# Exercise task
Write again exactly the lines in the listing below, starting at the line with "Clone this chart in matplotlib." and ending at the line with "fig = plt.figure(figsize=(W", both included. Pictures are not copied.

** BEGIN **

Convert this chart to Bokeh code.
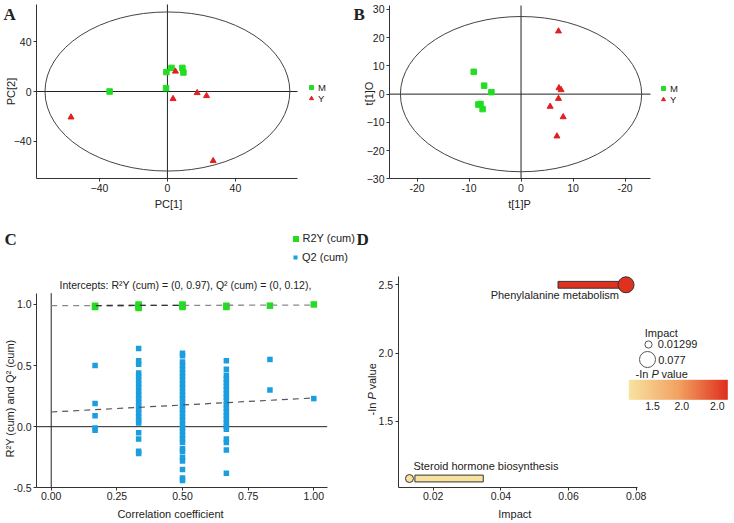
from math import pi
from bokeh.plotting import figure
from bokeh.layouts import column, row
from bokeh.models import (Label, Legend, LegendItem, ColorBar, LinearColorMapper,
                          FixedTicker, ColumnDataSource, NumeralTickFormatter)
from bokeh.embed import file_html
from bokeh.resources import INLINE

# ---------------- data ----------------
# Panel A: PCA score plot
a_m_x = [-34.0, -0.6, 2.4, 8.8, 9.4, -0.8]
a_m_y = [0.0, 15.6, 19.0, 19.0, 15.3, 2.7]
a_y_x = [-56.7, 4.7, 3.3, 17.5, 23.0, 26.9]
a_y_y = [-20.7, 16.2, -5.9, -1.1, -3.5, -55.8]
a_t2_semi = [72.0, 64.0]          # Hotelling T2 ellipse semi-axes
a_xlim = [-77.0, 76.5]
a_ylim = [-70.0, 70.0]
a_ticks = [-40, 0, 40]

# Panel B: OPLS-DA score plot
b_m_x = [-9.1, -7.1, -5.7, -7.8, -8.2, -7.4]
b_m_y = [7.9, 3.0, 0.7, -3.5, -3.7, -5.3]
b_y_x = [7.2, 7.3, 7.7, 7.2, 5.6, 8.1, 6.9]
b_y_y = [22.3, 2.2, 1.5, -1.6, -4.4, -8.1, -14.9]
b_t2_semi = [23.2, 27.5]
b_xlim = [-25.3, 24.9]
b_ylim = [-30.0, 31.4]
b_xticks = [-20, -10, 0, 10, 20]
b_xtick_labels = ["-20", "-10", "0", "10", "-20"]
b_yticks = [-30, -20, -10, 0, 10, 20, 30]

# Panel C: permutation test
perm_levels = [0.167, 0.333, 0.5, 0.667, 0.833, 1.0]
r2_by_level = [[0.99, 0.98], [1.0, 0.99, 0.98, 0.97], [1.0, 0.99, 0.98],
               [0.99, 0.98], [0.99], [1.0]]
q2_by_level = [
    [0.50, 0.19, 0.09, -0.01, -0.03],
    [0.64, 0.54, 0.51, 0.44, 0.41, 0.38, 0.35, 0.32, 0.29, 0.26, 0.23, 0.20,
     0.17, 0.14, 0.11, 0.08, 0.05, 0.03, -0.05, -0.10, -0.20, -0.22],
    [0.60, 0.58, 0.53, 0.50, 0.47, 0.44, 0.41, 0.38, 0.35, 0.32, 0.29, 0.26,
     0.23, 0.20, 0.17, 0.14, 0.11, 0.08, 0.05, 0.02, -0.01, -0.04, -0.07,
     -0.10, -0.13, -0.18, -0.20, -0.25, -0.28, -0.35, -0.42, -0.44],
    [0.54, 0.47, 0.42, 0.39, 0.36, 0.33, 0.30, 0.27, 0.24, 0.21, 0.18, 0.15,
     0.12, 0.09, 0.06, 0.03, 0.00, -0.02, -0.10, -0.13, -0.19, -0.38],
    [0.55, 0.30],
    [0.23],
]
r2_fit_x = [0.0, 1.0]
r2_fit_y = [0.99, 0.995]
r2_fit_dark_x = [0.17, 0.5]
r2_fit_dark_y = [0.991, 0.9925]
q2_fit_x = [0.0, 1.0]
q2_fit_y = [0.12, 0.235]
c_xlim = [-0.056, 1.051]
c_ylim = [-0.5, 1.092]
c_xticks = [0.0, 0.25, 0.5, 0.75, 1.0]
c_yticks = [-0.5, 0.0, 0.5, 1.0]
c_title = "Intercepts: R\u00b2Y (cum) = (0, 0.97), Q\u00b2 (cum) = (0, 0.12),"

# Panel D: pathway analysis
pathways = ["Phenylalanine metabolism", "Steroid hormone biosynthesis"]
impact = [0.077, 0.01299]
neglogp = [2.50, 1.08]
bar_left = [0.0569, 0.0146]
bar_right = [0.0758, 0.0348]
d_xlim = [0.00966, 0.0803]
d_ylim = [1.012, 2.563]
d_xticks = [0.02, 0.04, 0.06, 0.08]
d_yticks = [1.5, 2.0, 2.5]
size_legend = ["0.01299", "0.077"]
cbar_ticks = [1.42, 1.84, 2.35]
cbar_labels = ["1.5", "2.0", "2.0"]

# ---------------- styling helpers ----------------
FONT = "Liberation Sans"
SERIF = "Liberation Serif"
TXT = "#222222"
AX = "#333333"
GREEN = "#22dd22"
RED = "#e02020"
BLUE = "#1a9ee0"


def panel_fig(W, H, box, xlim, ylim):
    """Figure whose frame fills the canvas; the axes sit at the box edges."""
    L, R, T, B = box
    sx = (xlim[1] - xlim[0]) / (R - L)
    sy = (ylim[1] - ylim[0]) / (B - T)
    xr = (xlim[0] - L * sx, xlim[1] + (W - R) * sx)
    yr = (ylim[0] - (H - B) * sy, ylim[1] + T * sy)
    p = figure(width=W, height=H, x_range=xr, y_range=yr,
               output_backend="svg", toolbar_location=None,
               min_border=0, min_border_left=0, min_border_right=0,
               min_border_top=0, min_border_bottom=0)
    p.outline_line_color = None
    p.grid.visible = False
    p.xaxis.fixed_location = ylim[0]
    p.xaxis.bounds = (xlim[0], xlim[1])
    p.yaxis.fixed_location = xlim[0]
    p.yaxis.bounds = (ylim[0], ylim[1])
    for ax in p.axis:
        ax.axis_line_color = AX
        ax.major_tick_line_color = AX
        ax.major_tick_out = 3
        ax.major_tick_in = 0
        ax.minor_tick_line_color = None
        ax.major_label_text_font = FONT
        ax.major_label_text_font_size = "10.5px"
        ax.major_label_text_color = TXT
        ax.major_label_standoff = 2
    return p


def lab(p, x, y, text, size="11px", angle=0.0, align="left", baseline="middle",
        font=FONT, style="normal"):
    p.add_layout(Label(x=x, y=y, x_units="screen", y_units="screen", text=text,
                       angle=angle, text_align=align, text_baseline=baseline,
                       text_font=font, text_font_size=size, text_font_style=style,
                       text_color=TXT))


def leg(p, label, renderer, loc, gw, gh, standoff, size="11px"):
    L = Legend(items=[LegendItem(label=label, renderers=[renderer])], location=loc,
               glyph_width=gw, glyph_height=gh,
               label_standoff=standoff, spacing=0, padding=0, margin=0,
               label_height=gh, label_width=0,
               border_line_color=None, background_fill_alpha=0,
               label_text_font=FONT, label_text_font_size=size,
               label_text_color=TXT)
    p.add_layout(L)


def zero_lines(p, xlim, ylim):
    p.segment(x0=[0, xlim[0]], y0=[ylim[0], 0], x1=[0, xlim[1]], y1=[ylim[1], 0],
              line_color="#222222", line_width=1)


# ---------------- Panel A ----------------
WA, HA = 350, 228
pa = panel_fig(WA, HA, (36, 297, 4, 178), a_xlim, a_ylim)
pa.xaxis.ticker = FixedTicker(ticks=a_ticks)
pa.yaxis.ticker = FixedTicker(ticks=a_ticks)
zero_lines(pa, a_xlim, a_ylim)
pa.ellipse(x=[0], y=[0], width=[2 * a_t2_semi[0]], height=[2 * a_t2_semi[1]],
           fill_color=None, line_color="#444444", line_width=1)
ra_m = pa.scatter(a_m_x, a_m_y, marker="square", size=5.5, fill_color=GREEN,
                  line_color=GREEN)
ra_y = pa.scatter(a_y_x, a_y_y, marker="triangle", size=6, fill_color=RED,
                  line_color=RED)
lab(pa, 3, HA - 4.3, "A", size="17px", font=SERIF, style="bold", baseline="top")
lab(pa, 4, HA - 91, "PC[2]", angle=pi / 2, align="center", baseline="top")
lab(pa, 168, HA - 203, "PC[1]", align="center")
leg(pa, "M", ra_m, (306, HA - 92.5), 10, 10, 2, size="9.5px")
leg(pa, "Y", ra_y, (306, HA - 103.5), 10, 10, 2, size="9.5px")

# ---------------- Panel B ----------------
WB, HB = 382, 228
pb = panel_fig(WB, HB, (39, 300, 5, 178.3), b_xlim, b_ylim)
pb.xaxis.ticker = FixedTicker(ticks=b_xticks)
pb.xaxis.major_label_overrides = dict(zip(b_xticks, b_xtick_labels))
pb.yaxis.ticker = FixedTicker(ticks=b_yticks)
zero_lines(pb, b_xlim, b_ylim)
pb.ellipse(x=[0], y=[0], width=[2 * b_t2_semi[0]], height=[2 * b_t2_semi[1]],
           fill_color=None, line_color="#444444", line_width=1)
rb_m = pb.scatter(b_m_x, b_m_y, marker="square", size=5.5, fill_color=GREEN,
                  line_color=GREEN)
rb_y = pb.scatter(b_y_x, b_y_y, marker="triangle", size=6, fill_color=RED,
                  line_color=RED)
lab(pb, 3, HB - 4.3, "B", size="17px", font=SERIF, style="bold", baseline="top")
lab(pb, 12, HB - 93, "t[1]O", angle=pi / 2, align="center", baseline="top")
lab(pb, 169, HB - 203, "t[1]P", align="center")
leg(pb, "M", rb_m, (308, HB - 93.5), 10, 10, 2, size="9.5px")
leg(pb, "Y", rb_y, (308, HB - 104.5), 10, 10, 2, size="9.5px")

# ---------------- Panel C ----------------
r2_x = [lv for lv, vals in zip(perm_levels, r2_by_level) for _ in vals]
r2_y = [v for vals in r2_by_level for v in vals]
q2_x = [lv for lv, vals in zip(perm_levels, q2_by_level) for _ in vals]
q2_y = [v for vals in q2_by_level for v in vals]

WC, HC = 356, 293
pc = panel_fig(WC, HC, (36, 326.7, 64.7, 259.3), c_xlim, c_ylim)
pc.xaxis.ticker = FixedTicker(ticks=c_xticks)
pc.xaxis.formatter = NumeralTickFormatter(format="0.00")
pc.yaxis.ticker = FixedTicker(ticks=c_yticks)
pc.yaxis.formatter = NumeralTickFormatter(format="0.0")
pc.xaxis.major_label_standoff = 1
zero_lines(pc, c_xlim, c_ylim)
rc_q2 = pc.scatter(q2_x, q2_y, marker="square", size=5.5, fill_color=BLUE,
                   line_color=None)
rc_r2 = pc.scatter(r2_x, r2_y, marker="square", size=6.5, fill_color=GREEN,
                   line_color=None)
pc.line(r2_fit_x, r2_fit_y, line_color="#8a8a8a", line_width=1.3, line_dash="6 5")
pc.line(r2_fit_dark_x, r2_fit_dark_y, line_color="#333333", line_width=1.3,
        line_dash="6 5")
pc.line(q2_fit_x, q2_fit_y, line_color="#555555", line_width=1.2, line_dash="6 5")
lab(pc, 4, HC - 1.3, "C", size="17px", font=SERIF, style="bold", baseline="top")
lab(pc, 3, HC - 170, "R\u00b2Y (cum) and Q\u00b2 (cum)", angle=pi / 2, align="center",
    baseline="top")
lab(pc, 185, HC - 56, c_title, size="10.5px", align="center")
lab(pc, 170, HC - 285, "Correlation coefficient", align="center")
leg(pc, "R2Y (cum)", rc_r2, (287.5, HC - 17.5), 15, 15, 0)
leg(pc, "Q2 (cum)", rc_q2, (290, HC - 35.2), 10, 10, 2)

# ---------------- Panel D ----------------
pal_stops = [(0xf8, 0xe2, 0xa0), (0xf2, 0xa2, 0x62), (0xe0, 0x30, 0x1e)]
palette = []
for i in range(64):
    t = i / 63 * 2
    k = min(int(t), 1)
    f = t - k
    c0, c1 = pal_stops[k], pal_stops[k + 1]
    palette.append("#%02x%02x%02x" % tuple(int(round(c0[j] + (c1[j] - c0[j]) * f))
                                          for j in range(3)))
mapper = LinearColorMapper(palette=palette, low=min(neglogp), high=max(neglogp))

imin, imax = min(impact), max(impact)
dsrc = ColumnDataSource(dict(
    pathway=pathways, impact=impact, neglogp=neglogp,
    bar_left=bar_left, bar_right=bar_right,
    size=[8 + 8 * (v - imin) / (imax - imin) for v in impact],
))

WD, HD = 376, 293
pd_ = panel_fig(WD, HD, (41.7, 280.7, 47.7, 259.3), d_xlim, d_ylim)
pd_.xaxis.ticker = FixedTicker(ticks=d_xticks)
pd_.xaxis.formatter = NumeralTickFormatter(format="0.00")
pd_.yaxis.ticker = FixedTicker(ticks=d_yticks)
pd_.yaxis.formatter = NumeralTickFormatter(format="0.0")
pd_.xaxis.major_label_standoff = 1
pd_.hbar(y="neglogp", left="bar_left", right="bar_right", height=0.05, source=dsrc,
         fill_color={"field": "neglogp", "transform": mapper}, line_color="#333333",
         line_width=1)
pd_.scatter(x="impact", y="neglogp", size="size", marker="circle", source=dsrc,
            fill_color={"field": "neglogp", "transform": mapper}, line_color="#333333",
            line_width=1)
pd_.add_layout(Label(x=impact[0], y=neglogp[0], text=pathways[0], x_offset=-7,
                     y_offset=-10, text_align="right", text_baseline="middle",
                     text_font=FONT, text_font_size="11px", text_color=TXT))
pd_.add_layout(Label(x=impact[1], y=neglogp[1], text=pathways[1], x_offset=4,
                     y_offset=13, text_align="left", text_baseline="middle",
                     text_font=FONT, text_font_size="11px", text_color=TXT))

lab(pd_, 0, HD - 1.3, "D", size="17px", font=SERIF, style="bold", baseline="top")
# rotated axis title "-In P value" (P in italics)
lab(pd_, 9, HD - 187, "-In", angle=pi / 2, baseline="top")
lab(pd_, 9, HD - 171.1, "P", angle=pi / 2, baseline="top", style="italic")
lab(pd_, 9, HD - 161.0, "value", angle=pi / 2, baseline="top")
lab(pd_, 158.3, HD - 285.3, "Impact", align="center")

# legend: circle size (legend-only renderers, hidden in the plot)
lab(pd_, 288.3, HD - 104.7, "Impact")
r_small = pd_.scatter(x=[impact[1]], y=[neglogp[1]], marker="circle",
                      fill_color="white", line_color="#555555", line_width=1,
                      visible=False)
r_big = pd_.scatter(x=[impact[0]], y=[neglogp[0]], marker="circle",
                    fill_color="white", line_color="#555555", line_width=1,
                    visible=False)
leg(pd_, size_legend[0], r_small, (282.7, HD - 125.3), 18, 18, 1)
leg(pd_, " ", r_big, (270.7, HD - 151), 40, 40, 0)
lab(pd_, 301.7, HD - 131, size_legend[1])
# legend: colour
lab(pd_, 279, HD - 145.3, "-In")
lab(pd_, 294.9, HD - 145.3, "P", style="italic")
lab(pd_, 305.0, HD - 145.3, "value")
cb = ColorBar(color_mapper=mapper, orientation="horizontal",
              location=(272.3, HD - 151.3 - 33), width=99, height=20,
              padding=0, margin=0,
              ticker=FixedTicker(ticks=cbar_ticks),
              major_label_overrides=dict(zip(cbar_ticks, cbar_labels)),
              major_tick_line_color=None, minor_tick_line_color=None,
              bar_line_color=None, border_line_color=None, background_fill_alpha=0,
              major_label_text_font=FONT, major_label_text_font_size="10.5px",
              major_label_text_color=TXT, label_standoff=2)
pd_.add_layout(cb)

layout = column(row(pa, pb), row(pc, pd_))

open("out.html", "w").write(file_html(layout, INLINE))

** END **
** BEGIN **

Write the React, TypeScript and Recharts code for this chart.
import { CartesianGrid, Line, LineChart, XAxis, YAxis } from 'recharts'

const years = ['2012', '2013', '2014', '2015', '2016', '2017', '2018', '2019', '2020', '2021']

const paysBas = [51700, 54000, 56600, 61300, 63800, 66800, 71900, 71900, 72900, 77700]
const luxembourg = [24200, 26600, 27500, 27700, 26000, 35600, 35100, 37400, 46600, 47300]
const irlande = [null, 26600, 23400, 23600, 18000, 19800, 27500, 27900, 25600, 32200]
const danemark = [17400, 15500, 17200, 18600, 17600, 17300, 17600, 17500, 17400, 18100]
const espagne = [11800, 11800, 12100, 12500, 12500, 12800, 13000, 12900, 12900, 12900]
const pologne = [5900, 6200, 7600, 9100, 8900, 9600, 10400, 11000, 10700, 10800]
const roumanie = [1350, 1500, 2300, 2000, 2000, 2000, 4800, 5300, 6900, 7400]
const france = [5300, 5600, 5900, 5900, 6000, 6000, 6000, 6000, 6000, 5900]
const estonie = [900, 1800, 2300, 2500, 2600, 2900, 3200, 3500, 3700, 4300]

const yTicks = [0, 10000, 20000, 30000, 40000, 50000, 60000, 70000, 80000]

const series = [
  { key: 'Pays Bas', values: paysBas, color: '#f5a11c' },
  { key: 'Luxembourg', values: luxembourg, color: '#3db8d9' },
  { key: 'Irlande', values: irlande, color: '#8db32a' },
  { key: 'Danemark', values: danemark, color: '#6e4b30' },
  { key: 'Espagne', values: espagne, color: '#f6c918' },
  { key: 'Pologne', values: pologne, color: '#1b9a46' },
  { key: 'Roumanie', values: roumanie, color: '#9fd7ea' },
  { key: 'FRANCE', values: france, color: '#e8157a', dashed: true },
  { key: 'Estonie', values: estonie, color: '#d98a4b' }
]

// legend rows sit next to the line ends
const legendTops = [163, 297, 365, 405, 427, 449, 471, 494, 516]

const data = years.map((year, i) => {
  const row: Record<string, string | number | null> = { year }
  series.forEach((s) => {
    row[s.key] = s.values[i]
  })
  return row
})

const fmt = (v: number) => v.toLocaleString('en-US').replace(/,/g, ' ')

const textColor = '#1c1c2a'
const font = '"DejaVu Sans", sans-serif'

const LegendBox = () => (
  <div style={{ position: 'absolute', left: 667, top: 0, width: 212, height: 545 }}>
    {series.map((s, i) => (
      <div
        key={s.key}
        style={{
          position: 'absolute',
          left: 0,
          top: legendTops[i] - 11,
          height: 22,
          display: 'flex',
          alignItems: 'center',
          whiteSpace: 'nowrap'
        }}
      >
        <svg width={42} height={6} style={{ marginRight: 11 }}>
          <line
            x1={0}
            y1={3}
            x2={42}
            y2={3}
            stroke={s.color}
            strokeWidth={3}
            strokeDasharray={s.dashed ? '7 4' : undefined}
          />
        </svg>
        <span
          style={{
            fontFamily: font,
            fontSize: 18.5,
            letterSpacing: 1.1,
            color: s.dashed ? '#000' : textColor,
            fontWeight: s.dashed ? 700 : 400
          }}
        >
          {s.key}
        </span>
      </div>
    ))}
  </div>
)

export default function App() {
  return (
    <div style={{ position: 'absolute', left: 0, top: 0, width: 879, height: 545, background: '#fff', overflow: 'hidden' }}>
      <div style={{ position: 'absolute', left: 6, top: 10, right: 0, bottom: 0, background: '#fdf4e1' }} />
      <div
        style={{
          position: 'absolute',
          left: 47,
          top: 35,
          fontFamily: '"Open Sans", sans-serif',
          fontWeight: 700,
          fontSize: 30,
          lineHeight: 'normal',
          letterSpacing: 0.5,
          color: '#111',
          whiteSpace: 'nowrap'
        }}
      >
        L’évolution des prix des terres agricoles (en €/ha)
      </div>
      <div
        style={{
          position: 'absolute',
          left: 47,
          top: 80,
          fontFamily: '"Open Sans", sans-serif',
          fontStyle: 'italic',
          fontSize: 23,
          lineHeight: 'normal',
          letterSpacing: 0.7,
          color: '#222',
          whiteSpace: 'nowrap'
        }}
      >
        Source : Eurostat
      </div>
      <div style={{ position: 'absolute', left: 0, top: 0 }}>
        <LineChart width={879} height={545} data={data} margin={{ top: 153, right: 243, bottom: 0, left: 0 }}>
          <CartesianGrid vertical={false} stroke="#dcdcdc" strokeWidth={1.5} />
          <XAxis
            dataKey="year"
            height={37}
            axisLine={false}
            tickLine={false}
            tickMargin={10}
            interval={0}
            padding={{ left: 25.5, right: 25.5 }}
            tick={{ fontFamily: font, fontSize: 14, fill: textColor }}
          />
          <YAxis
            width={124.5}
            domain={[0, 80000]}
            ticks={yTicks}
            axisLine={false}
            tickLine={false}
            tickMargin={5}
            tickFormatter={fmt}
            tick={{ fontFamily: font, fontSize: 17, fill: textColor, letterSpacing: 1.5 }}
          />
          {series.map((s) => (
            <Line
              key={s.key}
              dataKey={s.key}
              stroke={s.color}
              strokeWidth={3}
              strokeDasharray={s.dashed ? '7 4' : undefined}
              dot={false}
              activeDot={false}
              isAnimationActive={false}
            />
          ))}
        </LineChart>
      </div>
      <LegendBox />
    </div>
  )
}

** END **
** BEGIN **

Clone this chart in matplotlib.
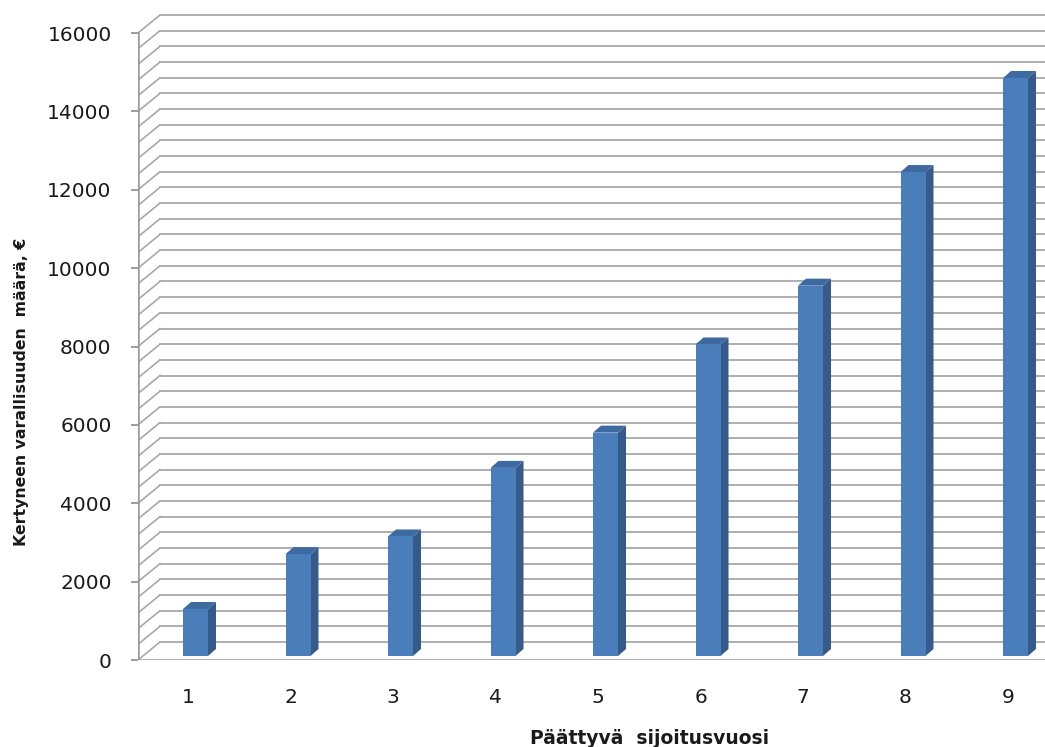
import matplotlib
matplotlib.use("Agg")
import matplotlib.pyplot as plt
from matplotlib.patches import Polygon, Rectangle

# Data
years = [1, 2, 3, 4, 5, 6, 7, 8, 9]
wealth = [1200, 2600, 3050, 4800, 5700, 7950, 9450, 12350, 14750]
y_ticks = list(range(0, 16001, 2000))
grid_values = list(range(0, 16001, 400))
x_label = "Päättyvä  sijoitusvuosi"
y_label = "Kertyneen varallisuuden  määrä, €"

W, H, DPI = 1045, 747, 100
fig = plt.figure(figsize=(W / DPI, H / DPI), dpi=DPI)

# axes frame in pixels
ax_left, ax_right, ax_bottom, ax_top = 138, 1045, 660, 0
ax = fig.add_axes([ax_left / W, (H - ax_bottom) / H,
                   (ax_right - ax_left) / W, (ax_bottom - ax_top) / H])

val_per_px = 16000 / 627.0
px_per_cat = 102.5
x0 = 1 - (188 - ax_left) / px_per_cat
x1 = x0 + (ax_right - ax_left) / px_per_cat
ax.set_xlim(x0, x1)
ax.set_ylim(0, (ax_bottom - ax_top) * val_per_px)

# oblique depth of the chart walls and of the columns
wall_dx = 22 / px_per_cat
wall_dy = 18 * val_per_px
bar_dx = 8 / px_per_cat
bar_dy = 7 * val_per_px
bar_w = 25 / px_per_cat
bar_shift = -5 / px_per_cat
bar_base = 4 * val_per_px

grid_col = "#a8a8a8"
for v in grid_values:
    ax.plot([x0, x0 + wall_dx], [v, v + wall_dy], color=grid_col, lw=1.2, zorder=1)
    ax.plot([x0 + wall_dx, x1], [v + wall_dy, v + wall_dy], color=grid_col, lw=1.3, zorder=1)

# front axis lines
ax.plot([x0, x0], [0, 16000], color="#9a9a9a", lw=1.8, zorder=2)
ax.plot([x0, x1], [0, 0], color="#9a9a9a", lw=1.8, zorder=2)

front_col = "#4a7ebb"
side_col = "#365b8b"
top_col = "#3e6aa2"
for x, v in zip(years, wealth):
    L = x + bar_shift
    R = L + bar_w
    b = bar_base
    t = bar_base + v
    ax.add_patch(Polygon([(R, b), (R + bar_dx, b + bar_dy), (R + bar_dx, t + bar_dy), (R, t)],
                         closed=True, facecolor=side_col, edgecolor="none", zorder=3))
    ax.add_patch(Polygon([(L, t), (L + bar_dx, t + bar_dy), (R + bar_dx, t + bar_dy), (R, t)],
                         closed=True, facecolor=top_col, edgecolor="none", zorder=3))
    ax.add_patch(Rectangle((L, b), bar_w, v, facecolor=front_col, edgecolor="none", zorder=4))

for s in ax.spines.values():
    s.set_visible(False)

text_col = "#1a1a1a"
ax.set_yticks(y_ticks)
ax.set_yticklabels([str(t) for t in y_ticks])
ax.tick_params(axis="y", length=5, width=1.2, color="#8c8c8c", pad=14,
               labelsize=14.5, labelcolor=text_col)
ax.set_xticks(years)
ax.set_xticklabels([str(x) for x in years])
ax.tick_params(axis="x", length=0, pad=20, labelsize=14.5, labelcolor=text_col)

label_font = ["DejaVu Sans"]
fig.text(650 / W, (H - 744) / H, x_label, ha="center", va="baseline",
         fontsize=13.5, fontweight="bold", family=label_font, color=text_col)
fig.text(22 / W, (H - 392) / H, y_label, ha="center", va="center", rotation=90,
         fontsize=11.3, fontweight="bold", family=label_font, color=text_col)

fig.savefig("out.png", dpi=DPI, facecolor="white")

** END **

# Answer to the exercise
Clone this chart in matplotlib.
import matplotlib
matplotlib.use("Agg")
import matplotlib.pyplot as plt
from matplotlib.patches import Polygon, Rectangle

# Data
years = [1, 2, 3, 4, 5, 6, 7, 8, 9]
wealth = [1200, 2600, 3050, 4800, 5700, 7950, 9450, 12350, 14750]
y_ticks = list(range(0, 16001, 2000))
grid_values = list(range(0, 16001, 400))
x_label = "Päättyvä  sijoitusvuosi"
y_label = "Kertyneen varallisuuden  määrä, €"

W, H, DPI = 1045, 747, 100
fig = plt.figure(figsize=(W / DPI, H / DPI), dpi=DPI)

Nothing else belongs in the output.